Hereford United chairman warns Bulls may go part-time

Hereford chairman David Keyte has warned they may have to go part-time as they cannot go on losing money at their current rate of over £8,000 a week.

The Bulls' board budgeted for home gates of around 2,400 this season, but have so far averaged just 1,819.

"At £11-12 on average per ticket, then that's the wrong end of £8,000-9,000," Keyte told BBC Hereford & Worcester.

"I'm sure part-time football would be on the agenda. We need to look at every single angle to keep moving forward."

He added: "If it's the case this is where things are going to be for a few years now, then maybe prudently we should be thinking that."

The Blue Square Bet Premier club knew that there would have to be budget cuts at Edgar Street after being relegated from the Football League in April for the second time in 15 years.

Average attendances at Edgar Street

  • 2007-08 3,421
  • 2008-09 3,270
  • 2009-10 2,138
  • 2010-11 2,516
  • 2011-12 2,553
  • 2012-13 1,819

But their six home games so far have brought a disappointing response in the stands, mirroring the poor run of form that followed the Bulls' bright start of 10 points from their first four matches.

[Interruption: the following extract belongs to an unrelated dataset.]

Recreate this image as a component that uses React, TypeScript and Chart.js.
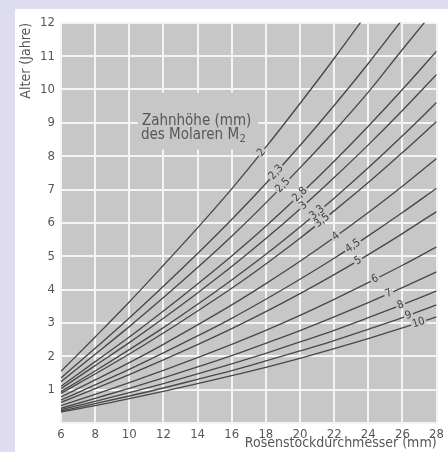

And, on top of the fall in gates, Hereford have also been landed with a sizeable bill following a routine VAT audit.

"They're suggesting we owe about £45,000, predominantly from the 2008-09 season," adds Keyte.

"It's one thing to be battling away week by week, but it's a bit beyond to have to face up to the fact you have to pay for previous debts.

"We are trying to negotiate some kind of payment scheme."

The Bulls' chairman, who owns only 16% of the total shares at Edgar Street, has now called a shareholders meeting for later in the month aimed at attracting new investors.

"We would welcome conversations with anybody who thinks they can help," he said. "But it is a difficult time at the moment.

"I have got to accept that the business sense to it, in the eyes of people who might have money, probably doesn't stack up.

"With football up and down the country struggling with low attendances, it doesn't stand out as an obvious investment.

"On a personal level, I possibly have some regrets about carrying it for the past three years. Now is the time for the people in Herefordshire to say: 'We need to be helping'."